Through these challenges, we continue to focus on student learning and the outcomes of the research. Students who embrace and succeed with challenging projects, colleagues who provide help that ranges beyond our areas of expertise, administrators who allow academic credit for interdisciplinary work, all serve to foster continuing inquiry. We are able to work with other scholars at moments of professional and personal growth. In doing so, we find that the ability to help each other move into new intellectual directions is powerful, even transformational. Our work has sparked a number of collegial efforts, several of which have little if anything to do with dragons or fossils. They are ideas born of the dragon, a think tank that this perspective engenders—a maker-space for ideas that are never wrong, merely unfinished.

Conclusion

Dark and scaly, hibernating and reserving power, coal and the dragon are useful to some, but the harbinger of death for others. The villagers wait in fear for fiery destruction, but the metaphorical beast addresses this seemingly insurmountable problem. Even in their fear, the folk love the dragon tale, a fact supported in modern times by the continued dragon representations in comic books, video games, movies, literature, pop art, festivals, and children’s cartoons. While the dragon is fearsome, it also brings people together, creating conversations, moving us away from divisiveness, toward common ground (Marshall, 2015). What does this phenomenon say about our needs as a community? As a country? As a species?

Domesticating the dragon must be a communal effort; everyone’s input is needed. Change happens when a critical mass in the community work toward a common goal. In a world so full of diverse viewpoints and physical environments, a common catalyst is necessary to focus the community’s attention on the effort at hand. Pooling the resources and talents of multidisciplinary stakeholders means tapping into knowledge, skills, and processes that are not limited by the perspective of one researcher or academic domain (Marshall, 2015; Polk, 2014). Art provides the visual. Music provides the soundtrack. Science provides the facts. Literature creates the story. Mathematics reveals the patterns. Business markets the knowledge. The sum is greater than its parts. Why limit the number and diversity of brains working on the same problem and in so doing, limit the data? To heal a fractured community or exploited land, all perspectives must be heard and values examined (Polk, 2014). Only then can new cultural mores be determined.

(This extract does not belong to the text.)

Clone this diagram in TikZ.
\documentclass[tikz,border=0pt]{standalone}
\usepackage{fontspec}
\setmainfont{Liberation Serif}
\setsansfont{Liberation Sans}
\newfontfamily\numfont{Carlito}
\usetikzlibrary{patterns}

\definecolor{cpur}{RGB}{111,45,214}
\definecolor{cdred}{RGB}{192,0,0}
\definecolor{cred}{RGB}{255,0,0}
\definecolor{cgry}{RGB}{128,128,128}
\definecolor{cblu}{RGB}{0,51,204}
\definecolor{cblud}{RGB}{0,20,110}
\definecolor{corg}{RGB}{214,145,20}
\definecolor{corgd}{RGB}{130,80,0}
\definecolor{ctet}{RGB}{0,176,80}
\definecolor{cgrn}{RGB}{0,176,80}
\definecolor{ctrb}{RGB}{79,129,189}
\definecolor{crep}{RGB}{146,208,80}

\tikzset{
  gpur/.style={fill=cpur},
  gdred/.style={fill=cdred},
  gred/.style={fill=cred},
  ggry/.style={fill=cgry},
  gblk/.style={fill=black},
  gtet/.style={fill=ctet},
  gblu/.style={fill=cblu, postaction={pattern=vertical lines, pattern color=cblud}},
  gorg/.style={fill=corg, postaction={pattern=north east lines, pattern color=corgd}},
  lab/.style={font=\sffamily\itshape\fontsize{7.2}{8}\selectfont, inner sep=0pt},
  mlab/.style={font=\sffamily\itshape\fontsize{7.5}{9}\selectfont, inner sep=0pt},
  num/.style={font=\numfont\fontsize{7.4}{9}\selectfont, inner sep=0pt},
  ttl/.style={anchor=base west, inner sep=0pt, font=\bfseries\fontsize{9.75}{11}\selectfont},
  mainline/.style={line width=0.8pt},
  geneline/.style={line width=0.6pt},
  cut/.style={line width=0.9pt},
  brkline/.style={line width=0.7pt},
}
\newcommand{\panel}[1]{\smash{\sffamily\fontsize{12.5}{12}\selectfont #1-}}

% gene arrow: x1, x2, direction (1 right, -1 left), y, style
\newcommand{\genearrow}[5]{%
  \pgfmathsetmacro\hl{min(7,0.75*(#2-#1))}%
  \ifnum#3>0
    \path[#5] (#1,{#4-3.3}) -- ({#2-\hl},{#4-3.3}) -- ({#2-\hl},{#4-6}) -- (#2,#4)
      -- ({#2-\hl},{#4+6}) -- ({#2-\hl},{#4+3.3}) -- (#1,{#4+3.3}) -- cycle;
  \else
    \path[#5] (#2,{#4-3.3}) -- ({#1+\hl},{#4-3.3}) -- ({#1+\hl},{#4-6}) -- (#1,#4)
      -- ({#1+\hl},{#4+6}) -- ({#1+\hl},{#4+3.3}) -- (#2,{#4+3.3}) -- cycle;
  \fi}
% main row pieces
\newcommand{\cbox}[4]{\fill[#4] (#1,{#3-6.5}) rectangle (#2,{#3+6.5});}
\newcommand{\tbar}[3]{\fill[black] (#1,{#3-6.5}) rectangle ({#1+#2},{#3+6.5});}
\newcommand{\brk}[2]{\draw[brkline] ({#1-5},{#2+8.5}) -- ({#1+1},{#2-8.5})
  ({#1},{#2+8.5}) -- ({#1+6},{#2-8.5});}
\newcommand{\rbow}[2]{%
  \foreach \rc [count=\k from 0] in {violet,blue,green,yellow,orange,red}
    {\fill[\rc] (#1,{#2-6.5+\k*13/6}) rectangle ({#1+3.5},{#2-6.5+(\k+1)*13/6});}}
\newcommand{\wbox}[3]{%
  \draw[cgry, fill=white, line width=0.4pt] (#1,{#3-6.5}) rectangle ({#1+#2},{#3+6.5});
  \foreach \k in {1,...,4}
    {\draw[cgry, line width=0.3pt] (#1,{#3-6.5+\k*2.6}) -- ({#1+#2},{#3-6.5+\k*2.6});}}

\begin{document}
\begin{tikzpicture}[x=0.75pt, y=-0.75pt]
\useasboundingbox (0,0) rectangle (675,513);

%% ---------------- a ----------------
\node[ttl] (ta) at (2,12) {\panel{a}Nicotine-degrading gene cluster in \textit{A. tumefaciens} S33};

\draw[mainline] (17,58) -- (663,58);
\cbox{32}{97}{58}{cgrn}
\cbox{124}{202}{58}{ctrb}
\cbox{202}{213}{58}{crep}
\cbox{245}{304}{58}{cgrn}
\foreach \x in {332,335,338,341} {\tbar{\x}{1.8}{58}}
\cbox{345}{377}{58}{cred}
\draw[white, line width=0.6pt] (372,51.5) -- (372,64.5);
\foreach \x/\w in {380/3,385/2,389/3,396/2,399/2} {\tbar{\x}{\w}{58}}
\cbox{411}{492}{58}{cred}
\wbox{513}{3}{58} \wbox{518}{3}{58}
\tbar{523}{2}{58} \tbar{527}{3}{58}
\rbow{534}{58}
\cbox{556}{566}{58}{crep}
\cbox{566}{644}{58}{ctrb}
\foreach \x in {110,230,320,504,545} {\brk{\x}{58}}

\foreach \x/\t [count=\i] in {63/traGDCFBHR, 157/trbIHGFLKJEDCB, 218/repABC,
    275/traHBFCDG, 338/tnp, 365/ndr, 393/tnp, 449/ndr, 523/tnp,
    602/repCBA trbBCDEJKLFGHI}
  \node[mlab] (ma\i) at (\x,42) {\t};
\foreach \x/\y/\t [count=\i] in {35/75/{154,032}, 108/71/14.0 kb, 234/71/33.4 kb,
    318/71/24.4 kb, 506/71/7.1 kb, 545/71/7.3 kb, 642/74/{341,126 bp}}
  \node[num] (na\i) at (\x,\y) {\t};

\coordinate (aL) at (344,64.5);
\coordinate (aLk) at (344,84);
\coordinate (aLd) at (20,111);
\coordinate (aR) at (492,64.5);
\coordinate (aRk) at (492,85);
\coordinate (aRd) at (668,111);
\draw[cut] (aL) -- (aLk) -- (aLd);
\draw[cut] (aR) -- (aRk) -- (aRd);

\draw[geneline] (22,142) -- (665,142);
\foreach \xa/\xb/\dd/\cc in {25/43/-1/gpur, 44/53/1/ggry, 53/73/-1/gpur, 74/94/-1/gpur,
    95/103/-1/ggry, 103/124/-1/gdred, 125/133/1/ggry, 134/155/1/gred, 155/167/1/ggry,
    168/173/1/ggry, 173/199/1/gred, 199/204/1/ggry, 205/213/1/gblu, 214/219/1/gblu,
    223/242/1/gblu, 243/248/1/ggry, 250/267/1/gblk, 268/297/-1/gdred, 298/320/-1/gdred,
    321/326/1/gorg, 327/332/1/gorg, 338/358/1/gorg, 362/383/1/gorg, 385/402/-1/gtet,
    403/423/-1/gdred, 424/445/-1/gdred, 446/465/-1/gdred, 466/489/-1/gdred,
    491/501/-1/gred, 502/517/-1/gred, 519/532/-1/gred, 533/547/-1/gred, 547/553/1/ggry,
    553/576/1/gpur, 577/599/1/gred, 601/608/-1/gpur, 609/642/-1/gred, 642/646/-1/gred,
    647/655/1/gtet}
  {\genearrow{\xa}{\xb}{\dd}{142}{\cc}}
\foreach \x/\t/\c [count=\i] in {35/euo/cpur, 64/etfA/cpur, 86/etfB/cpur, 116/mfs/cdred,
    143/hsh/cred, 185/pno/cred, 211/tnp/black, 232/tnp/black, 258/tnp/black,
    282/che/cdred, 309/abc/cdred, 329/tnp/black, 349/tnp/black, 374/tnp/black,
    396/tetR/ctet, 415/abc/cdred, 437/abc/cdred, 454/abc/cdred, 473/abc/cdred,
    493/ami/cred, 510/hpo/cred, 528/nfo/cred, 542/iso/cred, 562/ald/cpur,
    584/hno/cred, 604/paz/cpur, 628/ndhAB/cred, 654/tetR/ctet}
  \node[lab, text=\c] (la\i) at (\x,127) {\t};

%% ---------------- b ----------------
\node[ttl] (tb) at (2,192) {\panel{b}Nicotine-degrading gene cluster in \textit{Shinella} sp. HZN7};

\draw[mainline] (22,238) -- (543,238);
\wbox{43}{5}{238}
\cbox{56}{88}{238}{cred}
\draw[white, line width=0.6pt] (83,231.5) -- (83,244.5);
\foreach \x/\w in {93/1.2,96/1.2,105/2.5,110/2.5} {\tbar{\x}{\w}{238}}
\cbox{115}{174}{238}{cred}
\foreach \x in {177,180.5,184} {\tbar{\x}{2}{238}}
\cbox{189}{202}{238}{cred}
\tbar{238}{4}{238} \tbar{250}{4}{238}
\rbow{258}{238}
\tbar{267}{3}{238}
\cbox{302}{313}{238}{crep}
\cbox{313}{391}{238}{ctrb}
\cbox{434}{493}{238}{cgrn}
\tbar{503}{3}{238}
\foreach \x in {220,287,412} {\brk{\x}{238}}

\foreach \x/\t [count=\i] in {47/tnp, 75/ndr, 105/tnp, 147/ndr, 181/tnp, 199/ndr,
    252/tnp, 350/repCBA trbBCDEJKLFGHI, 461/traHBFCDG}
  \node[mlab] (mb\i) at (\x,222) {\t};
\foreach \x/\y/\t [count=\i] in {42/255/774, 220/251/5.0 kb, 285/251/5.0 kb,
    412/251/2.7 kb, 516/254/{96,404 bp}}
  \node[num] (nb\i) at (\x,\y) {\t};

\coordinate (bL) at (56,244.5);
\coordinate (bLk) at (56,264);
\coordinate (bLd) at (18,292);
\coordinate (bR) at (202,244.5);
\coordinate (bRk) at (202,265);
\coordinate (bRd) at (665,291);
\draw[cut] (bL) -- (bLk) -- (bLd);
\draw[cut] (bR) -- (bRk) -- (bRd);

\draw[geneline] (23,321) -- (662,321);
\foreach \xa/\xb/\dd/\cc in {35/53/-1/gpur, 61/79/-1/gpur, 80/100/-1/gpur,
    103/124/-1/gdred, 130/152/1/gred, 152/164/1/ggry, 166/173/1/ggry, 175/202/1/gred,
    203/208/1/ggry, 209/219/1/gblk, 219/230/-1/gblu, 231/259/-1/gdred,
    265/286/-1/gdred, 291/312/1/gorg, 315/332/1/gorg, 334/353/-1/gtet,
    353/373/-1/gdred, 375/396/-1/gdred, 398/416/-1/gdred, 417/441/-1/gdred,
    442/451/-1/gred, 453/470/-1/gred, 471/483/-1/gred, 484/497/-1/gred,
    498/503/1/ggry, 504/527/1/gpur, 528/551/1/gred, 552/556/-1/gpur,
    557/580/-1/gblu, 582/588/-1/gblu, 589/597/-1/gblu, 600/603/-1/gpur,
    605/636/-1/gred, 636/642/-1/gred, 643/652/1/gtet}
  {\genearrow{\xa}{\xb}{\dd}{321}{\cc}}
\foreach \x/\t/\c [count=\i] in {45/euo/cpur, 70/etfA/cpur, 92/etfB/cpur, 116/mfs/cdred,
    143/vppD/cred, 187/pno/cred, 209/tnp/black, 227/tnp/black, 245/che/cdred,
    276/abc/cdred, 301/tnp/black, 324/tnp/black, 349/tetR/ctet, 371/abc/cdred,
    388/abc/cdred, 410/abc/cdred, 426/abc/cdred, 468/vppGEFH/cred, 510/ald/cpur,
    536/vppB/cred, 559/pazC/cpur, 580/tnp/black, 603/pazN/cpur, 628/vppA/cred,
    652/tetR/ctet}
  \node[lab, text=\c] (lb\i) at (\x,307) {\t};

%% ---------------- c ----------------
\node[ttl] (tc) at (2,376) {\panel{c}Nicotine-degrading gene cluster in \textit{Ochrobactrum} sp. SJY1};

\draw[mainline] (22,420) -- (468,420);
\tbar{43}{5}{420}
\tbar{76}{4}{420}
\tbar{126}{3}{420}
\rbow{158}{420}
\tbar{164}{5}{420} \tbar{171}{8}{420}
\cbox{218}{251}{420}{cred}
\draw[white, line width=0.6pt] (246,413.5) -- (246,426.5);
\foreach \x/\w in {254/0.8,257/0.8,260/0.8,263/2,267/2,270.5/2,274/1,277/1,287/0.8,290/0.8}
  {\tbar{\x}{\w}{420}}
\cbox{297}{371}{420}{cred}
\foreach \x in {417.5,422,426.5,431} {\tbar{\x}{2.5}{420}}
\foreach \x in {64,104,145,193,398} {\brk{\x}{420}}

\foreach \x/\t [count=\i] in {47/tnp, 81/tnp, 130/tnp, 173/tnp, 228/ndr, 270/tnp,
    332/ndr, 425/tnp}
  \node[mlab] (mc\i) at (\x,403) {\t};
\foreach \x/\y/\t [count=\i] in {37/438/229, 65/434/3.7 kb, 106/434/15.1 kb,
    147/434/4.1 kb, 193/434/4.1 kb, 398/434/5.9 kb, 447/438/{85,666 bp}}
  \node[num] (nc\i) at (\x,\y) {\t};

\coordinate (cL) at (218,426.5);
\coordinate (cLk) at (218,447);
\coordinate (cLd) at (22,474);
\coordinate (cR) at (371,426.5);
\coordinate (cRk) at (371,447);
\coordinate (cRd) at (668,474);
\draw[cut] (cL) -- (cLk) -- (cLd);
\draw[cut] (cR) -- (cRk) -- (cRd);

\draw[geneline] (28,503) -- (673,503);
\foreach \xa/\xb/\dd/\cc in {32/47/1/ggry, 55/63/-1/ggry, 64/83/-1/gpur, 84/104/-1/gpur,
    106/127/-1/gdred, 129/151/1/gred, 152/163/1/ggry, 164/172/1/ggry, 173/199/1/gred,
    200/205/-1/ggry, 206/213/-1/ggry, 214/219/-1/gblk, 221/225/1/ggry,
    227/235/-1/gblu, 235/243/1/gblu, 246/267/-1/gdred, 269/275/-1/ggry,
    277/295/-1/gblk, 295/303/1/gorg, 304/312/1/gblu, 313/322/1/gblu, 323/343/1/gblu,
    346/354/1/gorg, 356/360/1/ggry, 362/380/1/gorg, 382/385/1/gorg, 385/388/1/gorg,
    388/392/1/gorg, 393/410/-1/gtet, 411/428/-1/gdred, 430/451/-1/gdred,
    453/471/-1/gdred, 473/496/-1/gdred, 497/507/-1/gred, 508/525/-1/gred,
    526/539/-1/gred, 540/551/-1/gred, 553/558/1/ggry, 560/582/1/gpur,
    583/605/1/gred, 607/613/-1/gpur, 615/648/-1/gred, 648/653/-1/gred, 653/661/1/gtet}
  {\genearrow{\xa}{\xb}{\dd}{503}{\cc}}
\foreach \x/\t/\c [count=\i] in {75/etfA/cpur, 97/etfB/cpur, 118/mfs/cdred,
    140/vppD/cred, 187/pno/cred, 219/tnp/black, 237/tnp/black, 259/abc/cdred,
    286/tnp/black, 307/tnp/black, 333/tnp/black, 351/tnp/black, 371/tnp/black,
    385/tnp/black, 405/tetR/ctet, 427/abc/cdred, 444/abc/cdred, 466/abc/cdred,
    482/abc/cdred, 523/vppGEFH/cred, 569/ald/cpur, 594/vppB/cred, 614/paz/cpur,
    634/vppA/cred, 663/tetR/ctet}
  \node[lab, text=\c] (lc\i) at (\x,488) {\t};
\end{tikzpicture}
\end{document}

We can become the tough, scaly dragon, individually and collectively. What better skin in which to wrap yourself as you attack the evils of the world? What better ally when one needs a champion? The dragon’s power provides a unique way to present modern environmental concerns to a larger audience. And if sustainability is the goal—what better symbol than the dragon, who has survived worldwide across eons? When apathy abounds in environmental crises, the dragon may provide the inspiration people need to engage and rally around a cause. The dragon’s soul becomes our own. It is clear to us that the dragon has “the potential to reenchant the world” of environmental education (Morgan, 2010, p. 383). As we save the dragon, we may save our world.